I understand his reluctance to challenge the commander in chief (George W. Bush at the time), but to me that sounds a bit like “I’m agnostic on what caused the damage at Pearl Harbor; all I know is we have to refloat those ships and get them operating again.”
“I’m unconstrained to do the right thing,” the admiral claims, taking a Jack Daniel’s from one of the crew. “My three kids are all grown; my wife is the assistant dean at George Mason [University]. I can put in the twelve- to eighteen-hour days. I’m fairly passionate. I wear people down.”
“He doesn’t play golf. Work is his hobby” is how Batch, his assistant, explains it.

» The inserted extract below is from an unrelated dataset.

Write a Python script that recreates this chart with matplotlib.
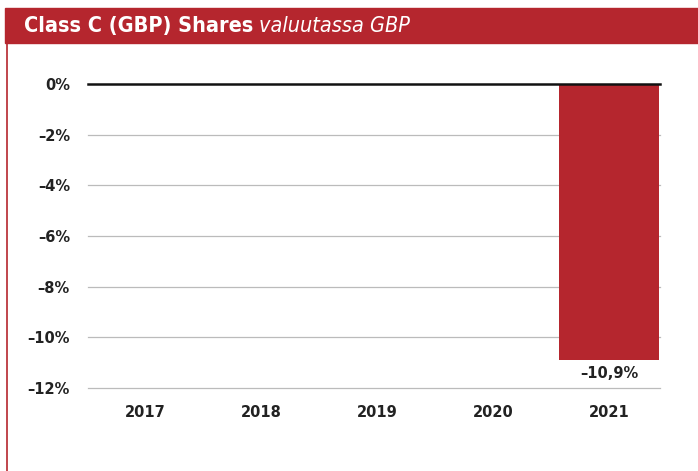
import matplotlib
matplotlib.use("Agg")
import matplotlib.pyplot as plt
from matplotlib.patches import Rectangle
from matplotlib.lines import Line2D

years = ["2017", "2018", "2019", "2020", "2021"]
values = [None, None, None, None, -10.9]
value_labels = ["", "", "", "", "–10,9%"]
yticks = [0, -2, -4, -6, -8, -10, -12]
ytick_labels = ["0%", "–2%", "–4%", "–6%", "–8%", "–10%", "–12%"]

RED = "#B5262E"
TXT = "#222222"

fig = plt.figure(figsize=(6.98, 4.71), dpi=100)
W, H = 698, 471

# header band
fig.patches.append(Rectangle((5 / W, 1 - 43 / H), 1 - 5 / W, 35 / H,
                             transform=fig.transFigure, color=RED, zorder=0))
fig.lines.append(Line2D([7 / W, 7 / W], [0, 1 - 43 / H], transform=fig.transFigure,
                        color=RED, lw=1.2))
t1 = fig.text(24 / W, 1 - 26 / H, "Class C (GBP) Shares", color="white", fontsize=15.5,
              fontweight="bold", family=["DejaVu Sans"], fontstretch="condensed",
              va="center", ha="left")
fig.canvas.draw()
bb = t1.get_window_extent(renderer=fig.canvas.get_renderer())
x2 = (bb.x1 + 6) / W
fig.text(x2, 1 - 26 / H, "valuutassa GBP", color="white", fontsize=15.5,
         style="italic", family=["DejaVu Sans"], fontstretch="condensed",
         va="center", ha="left")

ax = fig.add_axes([88 / W, 1 - 388 / H, (660 - 88) / W, (388 - 84) / H])
x = list(range(len(years)))
for i, v in enumerate(values):
    if v is not None:
        ax.bar(i, v, width=0.86, color=RED, zorder=3)
        ax.text(i, v - 0.25, value_labels[i], ha="center", va="top", fontsize=10.5,
                fontweight="bold", color=TXT)

ax.set_xlim(-0.49, 4.44)
ax.set_ylim(-12, 0)
ax.set_yticks(yticks)
ax.set_yticklabels(ytick_labels)
for t in yticks:
    if t == 0:
        continue
    ax.axhline(t, color="#BBBBBB", lw=0.9, zorder=1, clip_on=False)
ax.axhline(0, color="#111111", lw=1.8, zorder=4, clip_on=False)
ax.set_xticks(x)
ax.set_xticklabels(years)
for s in ax.spines.values():
    s.set_visible(False)
ax.tick_params(axis="both", length=0, labelsize=10.5, labelcolor=TXT)
ax.tick_params(axis="y", pad=13)
ax.tick_params(axis="x", pad=12)
for lab in ax.get_xticklabels() + ax.get_yticklabels():
    lab.set_fontweight("bold")

fig.savefig("out.png", dpi=100)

He’s also a believer in applying social network theory to organizational change. Social network theory analogizes complex systems such as cellular biology, power grids, the spread of diseases, and the Internet with social ne
tworks to study the ways in which groups of people organize themselves, identifying key nodes, or hubs, be they neurons in the brain or a SAR coordinator at a surf station, that can facilitate and accelerate growth and communication but are also highly vulnerable to disruption and sabotage.
In this context, Thad Allen’s saying his organization is “asymmetrical” was more likely a reference to its simultaneous formal and informal networks of communications, rather than the military definition of asymmetrical I’d taken it to be: an imbalance of forces leading to the use of compensatory tactics and strategies by the nominally weaker side. Either way, the Coast Guard fits the bill.
The admiral recommends I read two books on social network theory, Linked, by Albert-Laszlo Barabasi, and Nexus, by Mark Buchanan. I ask him what book he’s reading now and he says Guns, Germs, and Steel, by Jared Diamond, which is a different type of social theory, one using a scientific view of history to demonstrate that geography and environment, not race or culture, were key to the development of the technologies and immunities that gave “Western civilization” its edge in global hegemony, at least through the early part of the twenty-first century.
So how, in a world of accelerating socioecological change, unrestrained markets, nongovernmental players, and ubiquitous information, does one institutionalize reform in a 220-year-old organization, I wonder.
“In 1998, [then Commandant] Bob Kramek put Jim Loy on staff with a high-level plan, the Long View Project,” Allen explains. “It was to take five or six strategic drivers—globalization, energy, population . . . and we came out with twenty-five future scenarios, and senior leadership looked at these and got a core five or six futures and described these worlds. We’d build twenty-five-year strategies and then bring them back together and look across these five or six futures, and we had some commonalities, we had two or three keepers, and one was Maritime Domain Awareness.”